* BEGIN ITEMS *

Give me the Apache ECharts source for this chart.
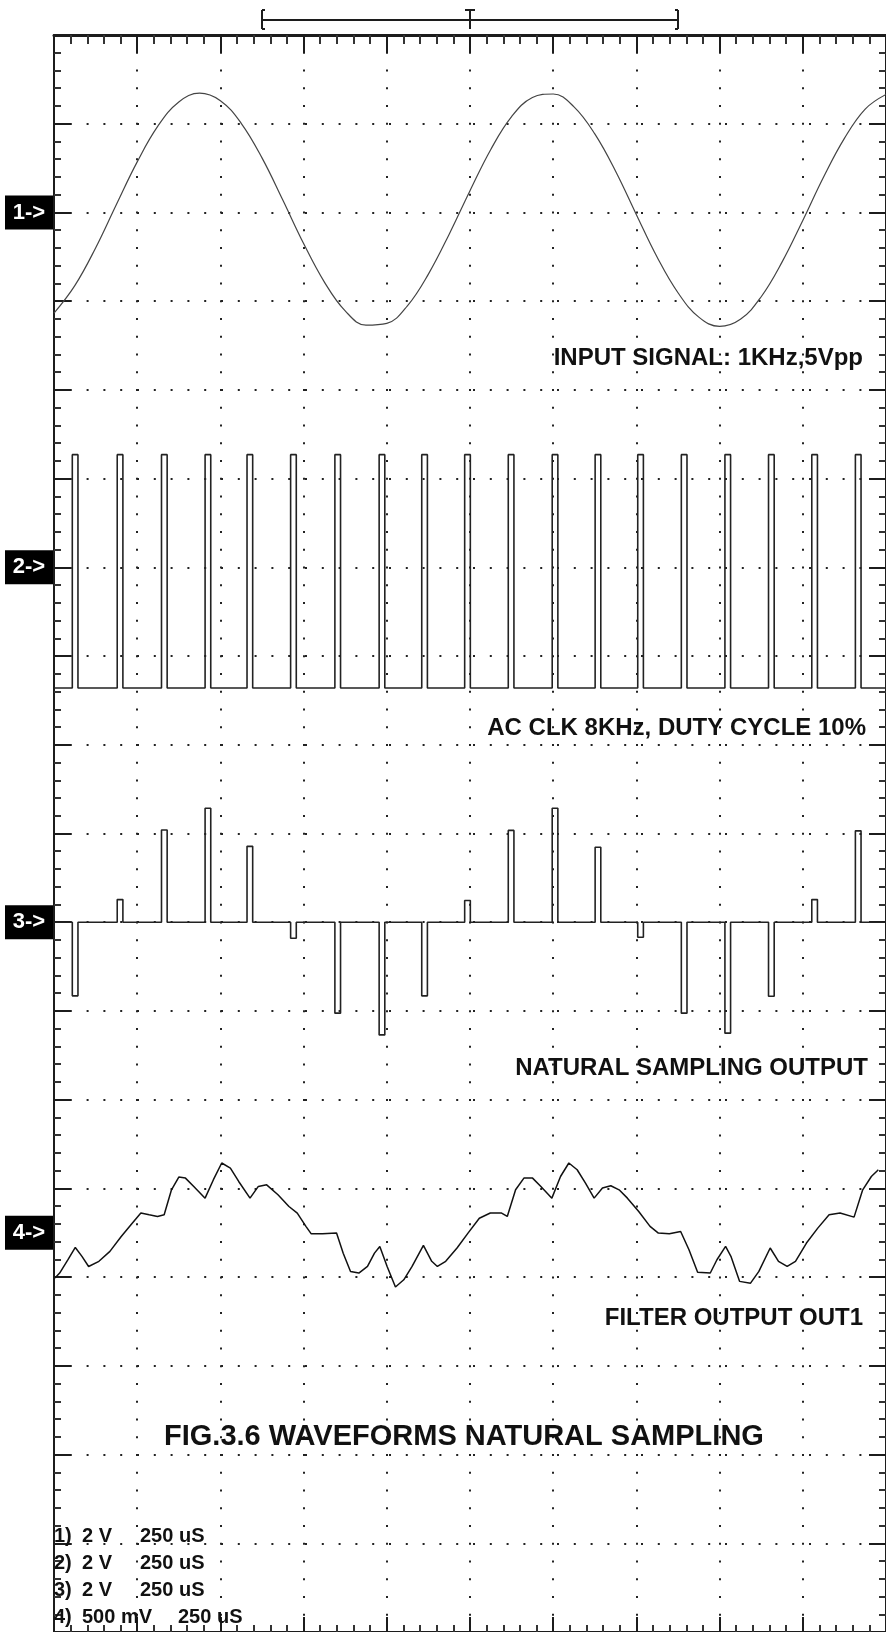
<!DOCTYPE html>
<html>
<head>
<meta charset="utf-8">
<title>FIG.3.6 Waveforms natural sampling</title>
<script src="https://cdn.jsdelivr.net/npm/echarts@6/dist/echarts.min.js"></script>
<style>
  html, body { margin: 0; padding: 0; background: #fff; }
  #chart { width: 886px; height: 1632px; }
</style>
</head>
<body>
<div id="chart"></div>
<script>
// scope screen: 10 div across at 250 uS/div, 18 div down
const timeMax = 2500;
const timeStep = 250;
const divsDown = 18;

// per channel volts/div and where its ground marker sits (div from top)
const channelNames = ['1->', '2->', '3->', '4->'];
const voltsPerDiv = [2, 2, 2, 0.5];
const groundDiv = [2, 6, 10, 13.5];

// ch1: input sine (uS, V)
const inputTime = [0, 62.5, 125, 187.5, 250, 312.5, 375, 437.5, 500, 562.5, 625, 687.5, 750, 812.5, 875, 937.5,
  1000, 1062.5, 1125, 1187.5, 1250, 1312.5, 1375, 1437.5, 1500, 1562.5, 1625, 1687.5, 1750, 1812.5, 1875, 1937.5,
  2000, 2062.5, 2125, 2187.5, 2250, 2312.5, 2375, 2437.5, 2500];
const inputVolts = [-2.27, -1.65, -0.80, 0.18, 1.14, 1.95, 2.49, 2.69, 2.52, 2.01, 1.23, 0.28, -0.70, -1.57, -2.22, -2.54,
  -2.50, -2.10, -1.39, -0.49, 0.49, 1.42, 2.16, 2.59, 2.67, 2.38, 1.77, 0.93, -0.05, -1.01, -1.81, -2.36,
  -2.57, -2.41, -1.90, -1.12, -0.18, 0.80, 1.67, 2.33, 2.66];

// ch2: clock pulses, rising edges (uS)
const clockRise = [55, 190, 323, 454, 580, 711, 844, 977, 1105, 1234, 1365, 1497, 1626, 1754, 1885, 2016, 2147, 2277, 2408];
const clockWidth = 17;
const clockHigh = 2.54;
const clockLow = -2.72;

// ch3: sampled pulse heights (V), one per clock pulse
const sampleVolts = [-1.66, 0.51, 2.08, 2.57, 1.71, -0.36, -2.05, -2.54, -1.66, 0.49, 2.07, 2.57, 1.69, -0.34, -2.05, -2.50, -1.67, 0.51, 2.06];

// ch4: filter output (uS, V)
const filterTime = [3, 17, 42, 64, 84, 104, 135, 168, 202, 235, 261, 286, 311, 331, 353, 375, 395, 420, 454, 479,
  504, 530, 555, 589, 614, 639, 673, 706, 731, 757, 773, 807, 849, 869, 891, 916, 942, 963, 979, 1001,
  1026, 1051, 1076, 1110, 1135, 1152, 1177, 1211, 1244, 1278, 1311, 1345, 1362, 1387, 1412, 1438, 1463, 1496, 1522, 1547,
  1572, 1597, 1623, 1648, 1673, 1698, 1723, 1757, 1791, 1816, 1849, 1883, 1908, 1934, 1972, 1992, 2018, 2034, 2060, 2093,
  2118, 2152, 2177, 2203, 2228, 2261, 2295, 2329, 2362, 2404, 2430, 2456, 2477];
const filterVolts = [-0.255, -0.227, -0.152, -0.083, -0.133, -0.190, -0.161, -0.105, -0.021, 0.054, 0.111, 0.101, 0.092, 0.101, 0.242, 0.314, 0.308, 0.261, 0.195, 0.299,
  0.393, 0.364, 0.289, 0.195, 0.261, 0.270, 0.214, 0.148, 0.111, 0.036, -0.006, -0.006, -0.002, -0.115, -0.218, -0.227, -0.190, -0.115, -0.077, -0.190,
  -0.306, -0.265, -0.190, -0.071, -0.161, -0.190, -0.161, -0.086, -0.002, 0.082, 0.111, 0.111, 0.092, 0.242, 0.308, 0.308, 0.261, 0.195, 0.317, 0.393,
  0.355, 0.280, 0.195, 0.252, 0.265, 0.242, 0.195, 0.120, 0.036, -0.002, -0.006, 0.007, -0.096, -0.223, -0.227, -0.152, -0.077, -0.133, -0.274, -0.284,
  -0.218, -0.086, -0.161, -0.190, -0.161, -0.058, 0.026, 0.101, 0.111, 0.088, 0.242, 0.317, 0.355];

// trigger window bracket above the screen (uS)
const bracketSpan = [625, 1875];
const triggerTime = 1250;

const traceTitles = ['INPUT SIGNAL: 1KHz,5Vpp', 'AC CLK 8KHz, DUTY CYCLE 10%', 'NATURAL SAMPLING OUTPUT', 'FILTER OUTPUT OUT1'];
const figTitle = 'FIG.3.6 WAVEFORMS NATURAL SAMPLING';
const settingRows = [['1)', '2 V', '250 uS'], ['2)', '2 V', '250 uS'], ['3)', '2 V', '250 uS'], ['4)', '500 mV', '250 uS']];

const ink = '#1c1c1c';
const FONT = "'Liberation Sans', Arial, sans-serif";

function zip(xs, ys) { return xs.map((x, i) => [x, ys[i]]); }

function pulseTrain(rises, width, highs, base) {
  const pts = [[0, base]];
  rises.forEach((t, i) => {
    const h = Array.isArray(highs) ? highs[i] : highs;
    pts.push([t, base], [t, h], [t + width, h], [t + width, base]);
  });
  pts.push([timeMax, base]);
  return pts;
}

function rulerX(position, tickLen, minorLen, lineW, withGrid) {
  return {
    type: 'value', position, min: 0, max: timeMax, interval: timeStep,
    axisLine: { onZero: false, lineStyle: { color: ink, width: lineW } },
    axisTick: { inside: true, length: tickLen, lineStyle: { color: ink, width: 2 } },
    minorTick: { show: true, splitNumber: 5, length: minorLen, lineStyle: { color: '#333', width: 2 } },
    axisLabel: { show: false },
    splitLine: { show: withGrid, lineStyle: { color: '#222', width: 2, type: [2, 15.75], dashOffset: 1 } }
  };
}

function rulerY(position, withGrid) {
  return {
    type: 'value', position, min: 0, max: divsDown, interval: 1,
    axisLine: { onZero: false, lineStyle: { color: ink, width: 2 } },
    axisTick: { inside: true, length: 17, lineStyle: { color: ink, width: 2 } },
    minorTick: { show: true, splitNumber: 5, length: 7, lineStyle: { color: '#333', width: 2 } },
    axisLabel: { show: false },
    splitLine: { show: withGrid, lineStyle: { color: '#222', width: 2, type: [2, 14.8], dashOffset: 1 } }
  };
}

function channelAxis(i) {
  return {
    type: 'value', show: false,
    min: -(divsDown - groundDiv[i]) * voltsPerDiv[i],
    max: groundDiv[i] * voltsPerDiv[i]
  };
}

function trace(data, axisIdx, color, width, smooth) {
  return {
    type: 'line', yAxisIndex: axisIdx, data, smooth: smooth || false,
    showSymbol: false, symbol: 'none', silent: true, z: 5,
    lineStyle: { color, width }
  };
}

const chart = echarts.init(document.getElementById('chart'));

chart.setOption({
  animation: false,
  backgroundColor: '#fff',
  textStyle: { fontFamily: FONT },
  grid: { left: 54, top: 35, width: 840, height: 1597 },
  xAxis: [rulerX('bottom', 15, 7, 2, true), rulerX('top', 18, 9, 3, false)],
  yAxis: [rulerY('left', true), rulerY('right', false),
    channelAxis(0), channelAxis(1), channelAxis(2), channelAxis(3)],
  series: [
    trace(zip(inputTime, inputVolts), 2, '#444', 1.2, 0.4),
    trace(pulseTrain(clockRise, clockWidth, clockHigh, clockLow), 3, '#222', 1.6),
    trace(pulseTrain(clockRise, clockWidth, sampleVolts, 0), 4, '#222', 1.6),
    trace(zip(filterTime, filterVolts), 5, '#111', 1.5)
  ]
});

// annotations placed from the axes
const groundY = groundDiv.map((g, i) => chart.convertToPixel({ yAxisIndex: i + 2 }, 0));
const bx0 = chart.convertToPixel({ xAxisIndex: 0 }, bracketSpan[0]);
const bx1 = chart.convertToPixel({ xAxisIndex: 0 }, bracketSpan[1]);
const tx = chart.convertToPixel({ xAxisIndex: 0 }, triggerTime);

const graphic = [];
const seg = (x1, y1, x2, y2, w) => ({
  type: 'line', z: 10, shape: { x1, y1, x2, y2 }, style: { stroke: ink, lineWidth: w || 2 }
});

// trigger bracket
graphic.push(seg(bx0, 20, bx1, 20, 2));
graphic.push(seg(bx0, 10, bx0, 29, 2), seg(bx0, 10, bx0 + 3, 10, 2), seg(bx0, 29, bx0 + 3, 29, 2));
graphic.push(seg(bx1, 10, bx1, 29, 2), seg(bx1, 10, bx1 - 3, 10, 2), seg(bx1, 29, bx1 - 3, 29, 2));
graphic.push(seg(tx, 10, tx, 29, 2), seg(tx - 5, 10, tx + 5, 10, 2));

// channel ground markers
channelNames.forEach((name, i) => {
  graphic.push({
    type: 'group', z: 10, children: [
      { type: 'rect', shape: { x: 5, y: groundY[i] - 17, width: 48, height: 34 }, style: { fill: '#000' } },
      { type: 'text', x: 29, y: groundY[i], style: {
        text: name, fill: '#fff', font: 'bold 22px ' + FONT, align: 'center', verticalAlign: 'middle' } }
    ]
  });
});

// trace captions
const captionPos = [[863, 358], [866, 728], [868, 1068], [863, 1318]];
traceTitles.forEach((t, i) => {
  graphic.push({ type: 'text', z: 10, x: captionPos[i][0], y: captionPos[i][1], style: {
    text: t, fill: '#111', font: 'bold 24px ' + FONT, align: 'right', verticalAlign: 'middle' } });
});

graphic.push({ type: 'text', z: 10, x: 164, y: 1437, style: {
  text: figTitle, fill: '#111', font: 'bold 29px ' + FONT, align: 'left', verticalAlign: 'middle' } });

// scale readout
const rowY = [1536, 1563, 1590, 1617];
settingRows.forEach((row, i) => {
  const timeX = i === 3 ? 178 : 140;
  [[54, row[0]], [82, row[1]], [timeX, row[2]]].forEach(([x, s]) => {
    graphic.push({ type: 'text', z: 10, x, y: rowY[i], style: {
      text: s, fill: '#111', font: 'bold 20px ' + FONT, align: 'left', verticalAlign: 'middle' } });
  });
});

chart.setOption({ graphic });
</script>
</body>
</html>
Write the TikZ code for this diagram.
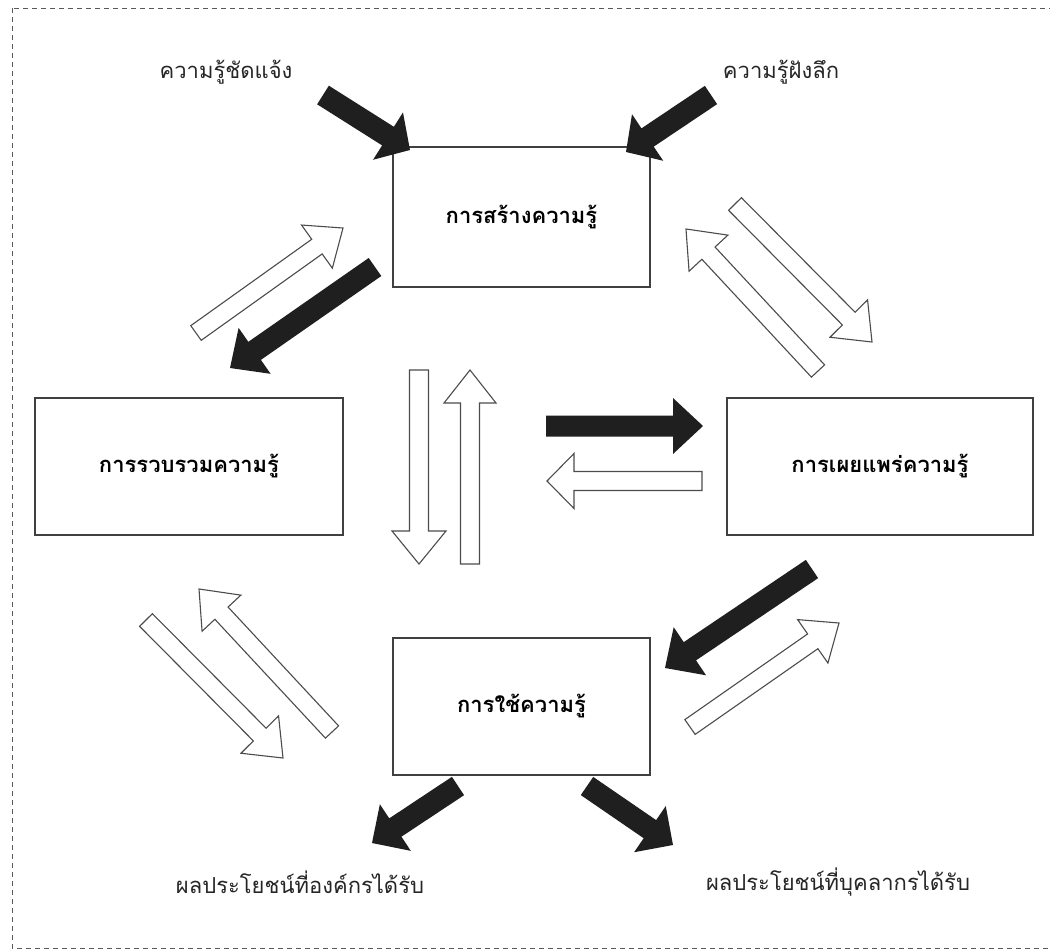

* END ITEMS *

TASK GOAL:
Look over the records above and copy each line that includes the string "this".

FINAL RESULT:
Give me the Apache ECharts source for this chart.
Write the TikZ code for this diagram.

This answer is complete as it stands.